DATA SHOWN start

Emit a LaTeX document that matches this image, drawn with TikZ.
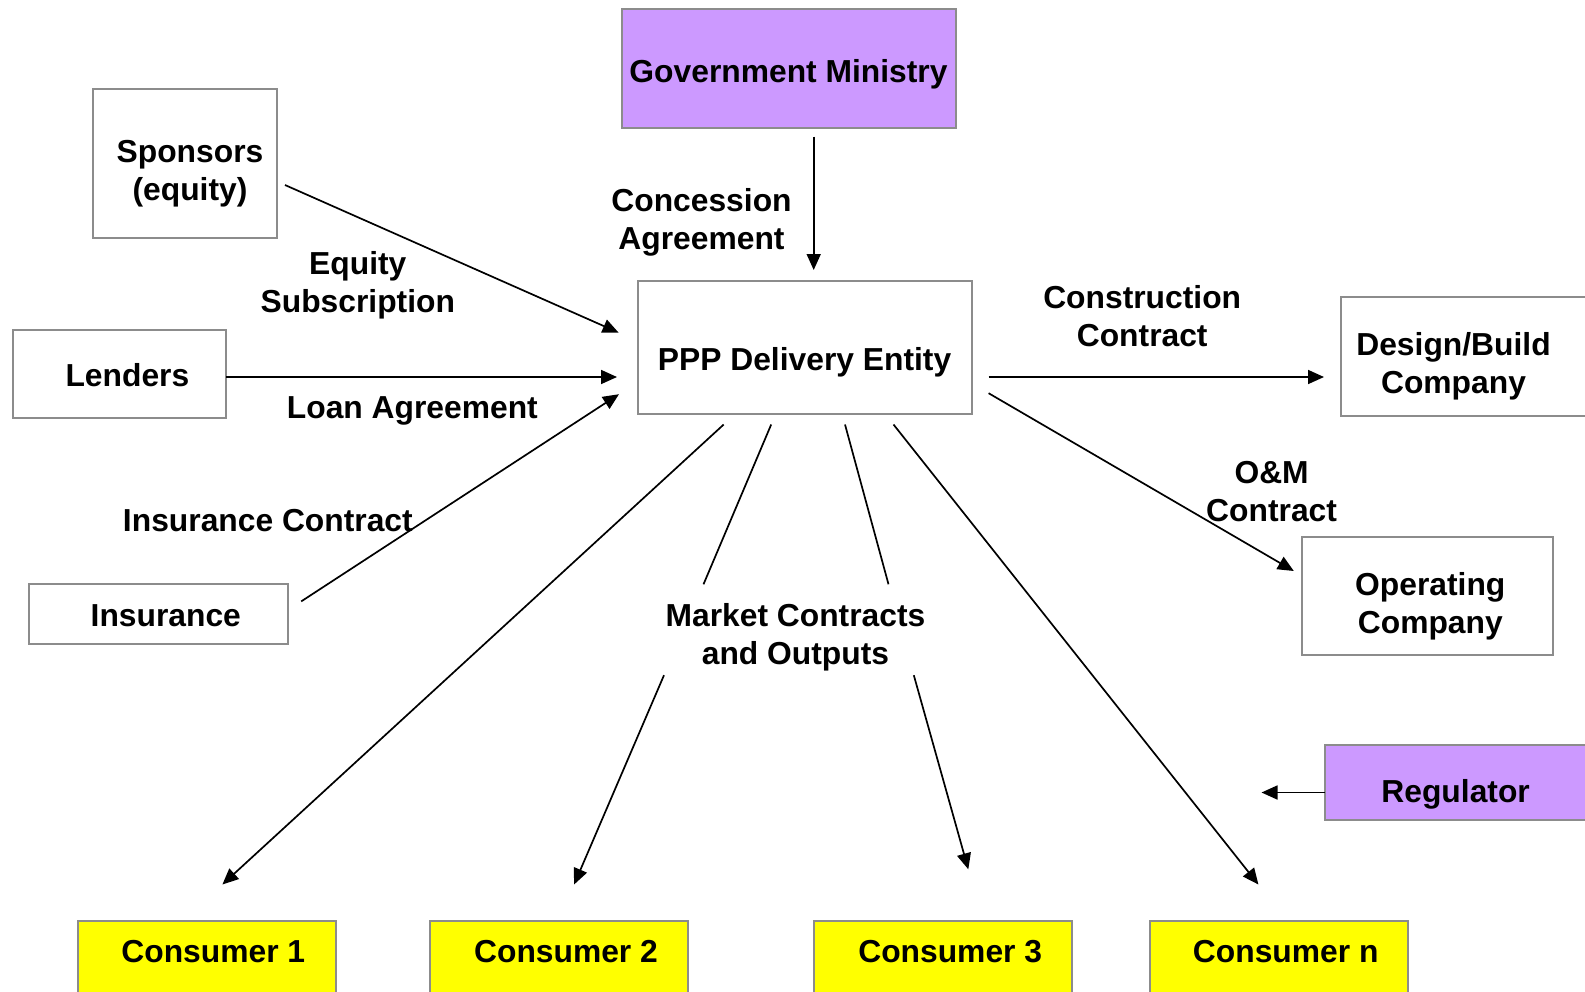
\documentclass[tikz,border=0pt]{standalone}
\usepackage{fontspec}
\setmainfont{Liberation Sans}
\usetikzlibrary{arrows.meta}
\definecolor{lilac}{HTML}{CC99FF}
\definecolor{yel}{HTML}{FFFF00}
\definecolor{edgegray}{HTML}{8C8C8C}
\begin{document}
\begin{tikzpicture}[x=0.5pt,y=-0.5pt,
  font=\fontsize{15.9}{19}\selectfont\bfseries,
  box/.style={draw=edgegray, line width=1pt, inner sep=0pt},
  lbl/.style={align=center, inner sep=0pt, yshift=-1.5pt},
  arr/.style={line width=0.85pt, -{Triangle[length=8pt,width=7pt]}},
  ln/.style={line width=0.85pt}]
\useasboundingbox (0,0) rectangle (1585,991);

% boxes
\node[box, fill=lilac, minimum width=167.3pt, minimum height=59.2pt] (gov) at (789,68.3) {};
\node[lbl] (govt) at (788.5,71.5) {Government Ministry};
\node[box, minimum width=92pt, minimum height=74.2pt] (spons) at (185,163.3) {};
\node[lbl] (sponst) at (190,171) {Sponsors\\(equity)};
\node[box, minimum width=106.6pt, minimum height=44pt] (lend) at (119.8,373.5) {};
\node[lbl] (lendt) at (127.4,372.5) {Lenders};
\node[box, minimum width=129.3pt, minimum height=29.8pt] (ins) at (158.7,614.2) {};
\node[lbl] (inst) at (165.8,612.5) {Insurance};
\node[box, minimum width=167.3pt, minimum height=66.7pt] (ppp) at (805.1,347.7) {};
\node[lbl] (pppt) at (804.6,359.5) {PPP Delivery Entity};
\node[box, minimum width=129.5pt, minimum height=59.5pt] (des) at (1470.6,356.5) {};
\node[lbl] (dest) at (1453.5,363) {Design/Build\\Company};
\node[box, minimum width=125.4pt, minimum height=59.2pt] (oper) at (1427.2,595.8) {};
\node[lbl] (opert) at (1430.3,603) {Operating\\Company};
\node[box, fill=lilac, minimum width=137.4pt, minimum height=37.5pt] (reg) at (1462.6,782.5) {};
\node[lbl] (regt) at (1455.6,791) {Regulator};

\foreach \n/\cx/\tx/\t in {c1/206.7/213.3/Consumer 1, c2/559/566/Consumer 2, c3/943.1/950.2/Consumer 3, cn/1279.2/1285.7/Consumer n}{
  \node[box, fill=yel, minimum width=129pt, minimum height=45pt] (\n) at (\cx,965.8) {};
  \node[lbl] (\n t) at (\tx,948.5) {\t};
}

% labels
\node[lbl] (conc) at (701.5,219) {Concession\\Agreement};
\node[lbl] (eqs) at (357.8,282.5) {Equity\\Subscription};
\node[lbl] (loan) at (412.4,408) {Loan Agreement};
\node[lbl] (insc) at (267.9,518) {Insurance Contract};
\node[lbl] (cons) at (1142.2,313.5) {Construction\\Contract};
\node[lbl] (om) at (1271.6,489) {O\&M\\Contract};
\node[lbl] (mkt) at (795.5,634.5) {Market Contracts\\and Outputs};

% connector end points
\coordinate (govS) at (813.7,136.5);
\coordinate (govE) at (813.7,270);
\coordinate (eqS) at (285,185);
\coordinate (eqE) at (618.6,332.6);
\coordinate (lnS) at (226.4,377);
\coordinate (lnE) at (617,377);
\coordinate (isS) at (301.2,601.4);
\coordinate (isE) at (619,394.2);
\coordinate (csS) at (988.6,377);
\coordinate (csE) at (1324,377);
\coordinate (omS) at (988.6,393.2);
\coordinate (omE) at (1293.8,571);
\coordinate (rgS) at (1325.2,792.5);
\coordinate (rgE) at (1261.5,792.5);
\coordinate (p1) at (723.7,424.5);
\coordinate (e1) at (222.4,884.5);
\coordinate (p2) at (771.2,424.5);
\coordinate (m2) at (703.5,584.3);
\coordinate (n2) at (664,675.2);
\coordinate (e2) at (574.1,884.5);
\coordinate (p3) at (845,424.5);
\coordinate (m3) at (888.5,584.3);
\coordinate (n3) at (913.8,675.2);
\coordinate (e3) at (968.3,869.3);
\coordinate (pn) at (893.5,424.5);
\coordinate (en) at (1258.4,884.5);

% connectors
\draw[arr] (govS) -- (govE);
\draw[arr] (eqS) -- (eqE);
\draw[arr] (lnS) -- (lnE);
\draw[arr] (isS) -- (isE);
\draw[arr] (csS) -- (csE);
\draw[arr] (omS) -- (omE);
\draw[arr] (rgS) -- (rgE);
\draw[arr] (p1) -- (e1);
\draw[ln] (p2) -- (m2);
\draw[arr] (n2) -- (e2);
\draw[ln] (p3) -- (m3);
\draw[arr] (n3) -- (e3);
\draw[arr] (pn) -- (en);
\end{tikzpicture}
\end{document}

DATA SHOWN end

[TASK INSTRUCTIONS]: Give again, word for word, every line from the top of the data through the line with "(0,0) rectangle (1585,991);", both ends included, and exclude the pictures.

[RESULT OF THIS TASK]:
Emit a LaTeX document that matches this image, drawn with TikZ.
\documentclass[tikz,border=0pt]{standalone}
\usepackage{fontspec}
\setmainfont{Liberation Sans}
\usetikzlibrary{arrows.meta}
\definecolor{lilac}{HTML}{CC99FF}
\definecolor{yel}{HTML}{FFFF00}
\definecolor{edgegray}{HTML}{8C8C8C}
\begin{document}
\begin{tikzpicture}[x=0.5pt,y=-0.5pt,
  font=\fontsize{15.9}{19}\selectfont\bfseries,
  box/.style={draw=edgegray, line width=1pt, inner sep=0pt},
  lbl/.style={align=center, inner sep=0pt, yshift=-1.5pt},
  arr/.style={line width=0.85pt, -{Triangle[length=8pt,width=7pt]}},
  ln/.style={line width=0.85pt}]
\useasboundingbox (0,0) rectangle (1585,991);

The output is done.